Thursday, May 8, 2008

Sunrise of Victory

Sunrise of Victory is a detailed hex-and-counter wargame covering the crucial middle period of the Eastern Front campaign of World War II that started with the German drive on Stalingrad and ended with the initiative shifting to the Soviets after the Battle of Kursk. It appeared Command Magazine issue No. 2 in 1990.

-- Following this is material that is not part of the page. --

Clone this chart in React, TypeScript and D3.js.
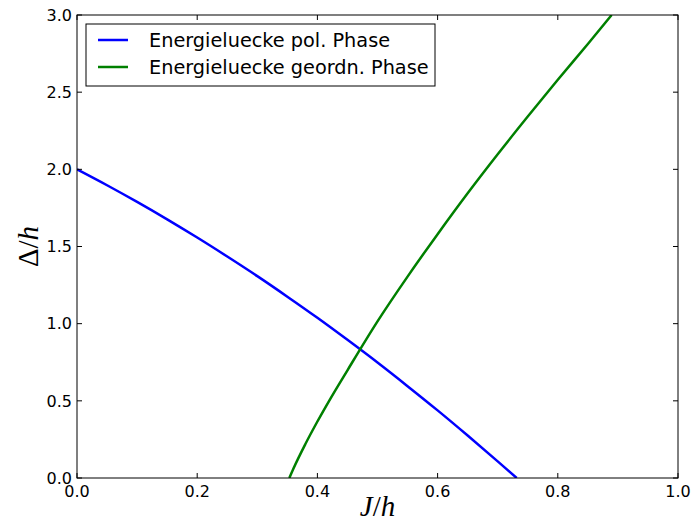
import React from "react";
import * as d3 from "d3";

const polX = [0.0, 0.05, 0.1, 0.15, 0.2, 0.25, 0.3, 0.35, 0.4, 0.45, 0.5, 0.55, 0.6, 0.65, 0.7, 0.7316];
const polY = [2.0, 1.897, 1.789, 1.676, 1.558, 1.435, 1.308, 1.175, 1.038, 0.895, 0.748, 0.595, 0.438, 0.275, 0.108, 0.0];

const ordX = [0.3533, 0.36, 0.38, 0.4, 0.421, 0.45, 0.5, 0.55, 0.6, 0.65, 0.7, 0.75, 0.8, 0.85, 0.8896];
const ordY = [0.0, 0.06, 0.22, 0.366, 0.51, 0.698, 1.015, 1.305, 1.58, 1.845, 2.098, 2.342, 2.58, 2.812, 3.0];

const xTicks = [0.0, 0.2, 0.4, 0.6, 0.8, 1.0];
const yTicks = [0.0, 0.5, 1.0, 1.5, 2.0, 2.5, 3.0];
const seriesNames = ["Energieluecke pol. Phase", "Energieluecke geordn. Phase"];
const seriesColors = ["#0000ff", "#008000"];

const W = 692, H = 530;
const L = 77, R = 678, T = 15, B = 478;

export default function App() {
  const x = d3.scaleLinear().domain([0, 1]).range([L, R]);
  const y = d3.scaleLinear().domain([0, 3]).range([B, T]);
  const line = d3
    .line<[number, number]>()
    .x((d) => x(d[0]))
    .y((d) => y(d[1]))
    .curve(d3.curveMonotoneX);
  const pol = polX.map((v, i) => [v, polY[i]] as [number, number]);
  const ord = ordX.map((v, i) => [v, ordY[i]] as [number, number]);
  const font = "DejaVu Sans, sans-serif";
  const tickLen = 5;
  return (
    <svg
      width={W}
      height={H}
      style={{ position: "absolute", left: 0, top: 0, display: "block", background: "#fff" }}
    >
      <defs>
        <clipPath id="plotclip">
          <rect x={L} y={T} width={R - L} height={B - T} />
        </clipPath>
      </defs>
      <rect x={0} y={0} width={W} height={H} fill="#fff" />
      <g clipPath="url(#plotclip)">
        <path d={line(pol) || ""} fill="none" stroke={seriesColors[0]} strokeWidth={2.5} />
        <path d={line(ord) || ""} fill="none" stroke={seriesColors[1]} strokeWidth={2.5} />
      </g>
      <rect x={L} y={T} width={R - L} height={B - T} fill="none" stroke="#000" strokeWidth={1} />
      {xTicks.map((t) => (
        <g key={"x" + t}>
          <line x1={x(t)} x2={x(t)} y1={B} y2={B - tickLen} stroke="#000" />
          <line x1={x(t)} x2={x(t)} y1={T} y2={T + tickLen} stroke="#000" />
          <text x={x(t)} y={497} textAnchor="middle" fontFamily={font} fontSize={16} fill="#000">
            {t.toFixed(1)}
          </text>
        </g>
      ))}
      {yTicks.map((t) => (
        <g key={"y" + t}>
          <line x1={L} x2={L + tickLen} y1={y(t)} y2={y(t)} stroke="#000" />
          <line x1={R} x2={R - tickLen} y1={y(t)} y2={y(t)} stroke="#000" />
          <text x={72} y={y(t)} dy="0.36em" textAnchor="end" fontFamily={font} fontSize={16} fill="#000">
            {t.toFixed(1)}
          </text>
        </g>
      ))}
      <text x={(L + R) / 2} y={516} textAnchor="middle" fontFamily="Liberation Serif, serif" fontSize={29} fill="#000">
        <tspan fontStyle="italic">J</tspan>
        <tspan>/</tspan>
        <tspan fontStyle="italic">h</tspan>
      </text>
      <text
        transform={`translate(38,${(T + B) / 2}) rotate(-90)`}
        textAnchor="middle"
        fontFamily="Liberation Serif, serif"
        fontSize={29}
        fill="#000"
      >
        <tspan>Δ</tspan>
        <tspan>/</tspan>
        <tspan fontStyle="italic">h</tspan>
      </text>
      <rect x={86} y={24} width={349} height={62} fill="#fff" stroke="#000" strokeWidth={1} />
      {seriesNames.map((n, i) => (
        <g key={n}>
          <line x1={98} x2={128} y1={40 + i * 27} y2={40 + i * 27} stroke={seriesColors[i]} strokeWidth={2.5} />
          <text x={149} y={40 + i * 27} dy="0.36em" fontFamily={font} fontSize={19.3} fill="#000">
            {n}
          </text>
        </g>
      ))}
    </svg>
  );
}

The campaign scenario runs from late June 1942 to early December 1943 in monthly turns and 45-mile hexes. German and Axis allied units are corps and Soviet units are armies. The game is another of Ty Bomba's eastern front system first seen in The Tigers Are Burning and Blitzkrieg '41. The 20-page rule-book is clearly written although it could use more examples of play. The map is rather garish, although functional, production by Leslie Freeland with oversized hexes which make the 1/2-inch counters easy to stack. The 200 counters are traditional attack factor-defense factor-movement factor affairs, with most German units in feldgrau. There are four SS units with white on black and two corps of Luftwaffe infantry in light blue. Most German units are two-step. Panzer corps have up to three steps, while the SS Panzer divisions and LW corps are one-steppers and the panzers in black with white print. The Axis allies contribute 10 Rumanian corps in green, four Hungarian corps in orange, four Italian corps in yellow and seven Finnish corps in blue. There is a Turkish Army in red on green that may enter play if the Germans are doing particularly well. Axis minor units are one-step, except for the Finns and Turks, who have two. The Soviet Red Army is, naturally, red, with regular units printed white on red and Guards units red on white. Most Soviet units have two steps.

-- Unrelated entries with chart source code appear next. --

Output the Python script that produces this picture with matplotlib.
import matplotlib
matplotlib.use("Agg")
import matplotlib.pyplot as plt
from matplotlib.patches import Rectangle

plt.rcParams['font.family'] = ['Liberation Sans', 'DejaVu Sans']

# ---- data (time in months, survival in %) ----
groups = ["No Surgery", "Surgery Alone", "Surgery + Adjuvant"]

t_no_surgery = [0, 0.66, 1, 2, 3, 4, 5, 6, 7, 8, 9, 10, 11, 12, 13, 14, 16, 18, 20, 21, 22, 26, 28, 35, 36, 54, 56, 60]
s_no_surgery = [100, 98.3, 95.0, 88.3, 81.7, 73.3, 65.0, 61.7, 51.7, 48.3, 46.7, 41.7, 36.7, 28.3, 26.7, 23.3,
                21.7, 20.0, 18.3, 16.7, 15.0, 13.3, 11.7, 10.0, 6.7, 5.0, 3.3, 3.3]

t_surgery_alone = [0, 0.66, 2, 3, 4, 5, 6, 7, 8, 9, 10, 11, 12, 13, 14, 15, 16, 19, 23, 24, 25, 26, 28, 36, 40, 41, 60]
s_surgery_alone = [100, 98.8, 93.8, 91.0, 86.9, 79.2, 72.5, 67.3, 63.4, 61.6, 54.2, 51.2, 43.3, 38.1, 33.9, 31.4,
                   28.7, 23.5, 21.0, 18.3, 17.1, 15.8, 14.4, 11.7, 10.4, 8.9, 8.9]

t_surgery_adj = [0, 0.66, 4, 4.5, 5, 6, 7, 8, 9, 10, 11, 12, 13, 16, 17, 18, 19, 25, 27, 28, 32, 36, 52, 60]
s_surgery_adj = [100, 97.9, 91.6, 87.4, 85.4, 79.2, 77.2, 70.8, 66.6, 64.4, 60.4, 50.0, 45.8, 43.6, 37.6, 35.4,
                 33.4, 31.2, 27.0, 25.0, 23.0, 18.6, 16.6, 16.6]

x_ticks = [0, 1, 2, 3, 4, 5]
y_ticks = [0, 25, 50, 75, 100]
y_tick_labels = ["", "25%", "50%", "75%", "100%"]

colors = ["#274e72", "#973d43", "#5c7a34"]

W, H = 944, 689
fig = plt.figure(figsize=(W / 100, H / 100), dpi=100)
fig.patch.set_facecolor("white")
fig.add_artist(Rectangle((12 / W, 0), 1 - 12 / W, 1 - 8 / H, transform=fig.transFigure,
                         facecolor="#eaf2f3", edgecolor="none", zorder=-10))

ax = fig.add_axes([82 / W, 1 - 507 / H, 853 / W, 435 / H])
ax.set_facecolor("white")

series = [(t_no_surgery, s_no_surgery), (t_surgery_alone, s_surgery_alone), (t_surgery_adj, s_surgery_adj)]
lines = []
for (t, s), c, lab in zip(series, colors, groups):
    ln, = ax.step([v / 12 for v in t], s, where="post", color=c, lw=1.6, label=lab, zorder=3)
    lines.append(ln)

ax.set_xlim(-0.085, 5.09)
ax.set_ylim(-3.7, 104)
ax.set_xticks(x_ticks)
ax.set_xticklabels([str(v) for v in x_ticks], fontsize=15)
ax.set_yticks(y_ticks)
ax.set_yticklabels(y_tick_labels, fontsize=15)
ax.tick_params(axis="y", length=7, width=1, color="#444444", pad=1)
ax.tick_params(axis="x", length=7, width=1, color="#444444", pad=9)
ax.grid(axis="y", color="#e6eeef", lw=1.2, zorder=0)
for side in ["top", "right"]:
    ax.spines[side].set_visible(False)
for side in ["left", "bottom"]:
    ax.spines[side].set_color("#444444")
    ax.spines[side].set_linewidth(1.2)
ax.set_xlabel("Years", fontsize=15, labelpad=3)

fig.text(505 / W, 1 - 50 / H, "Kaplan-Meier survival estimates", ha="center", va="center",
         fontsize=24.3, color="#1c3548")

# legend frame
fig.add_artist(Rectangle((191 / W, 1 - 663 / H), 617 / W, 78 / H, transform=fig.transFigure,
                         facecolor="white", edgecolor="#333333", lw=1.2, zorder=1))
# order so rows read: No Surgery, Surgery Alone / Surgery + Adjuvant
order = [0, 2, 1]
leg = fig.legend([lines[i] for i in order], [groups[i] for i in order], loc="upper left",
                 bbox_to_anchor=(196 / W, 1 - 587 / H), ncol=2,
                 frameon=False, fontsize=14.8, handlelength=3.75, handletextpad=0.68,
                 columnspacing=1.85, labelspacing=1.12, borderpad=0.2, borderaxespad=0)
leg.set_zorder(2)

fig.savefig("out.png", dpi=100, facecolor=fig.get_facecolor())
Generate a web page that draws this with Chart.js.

The game mechanics are standard wargame IGO-HUGO turn sequence mobile assaults during movement for eligible units and an odds-based combat results table. There are no zones of control.

The key to a Bomba design are the chrome rules that add flavor, such as the 'TOAST" rule in Sunrise. TOAST stands for "Tactically Overwhelmed Axis Satellite Troops" and means that in many combat results Rumanian, Italian and Hungarian units will simply disintegrate, instead of having the option to retreat. This rule, along with the RVGK rule that allows the Soviet player to redeploy units from an off-map "box" to any supplied hex, allows Stalingrad-style counteroffensives. As the game goes on the Soviets get a number of powerful Guards and tank armies that give him a strong offensive punch.

The game revolves around the capture of Leningrad, Stalingrad, Moscow and the Caucasus oil fields with victory checks being made on turns 6, 9, 15 and 18. If the German captures or has units next to enough of these, he wins. If he is especially unsuccessful the Soviets may win. In between the game goes on. No draw is possible. Playing the whole 18-turn campaign will take more than a single sitting. There are two shorter scenarios with 5 and 13 turns. The games uses the worst form of set-up, a fixed setup off a list of units, so it will take about and hour to set it up.

Recommendations

(Yes) For Wargamers: A detailed and satisfying simulation that allows both players to attack and defend.

(Conditional Yes) For Collectors: The game is the magazine game included in the second issue of Command magazine and therefore somewhat hard to find.

(No) For Euro gamers: Like most hard-core hex-and-counter wargames the elegance of the game play is compromised by accounting for the messiness of simulating actual events. There is a lot of detail and some of it involves extensive rules for uncommon events with little game effect such as the Sivash, possible Turkish entry into the war and sea movement.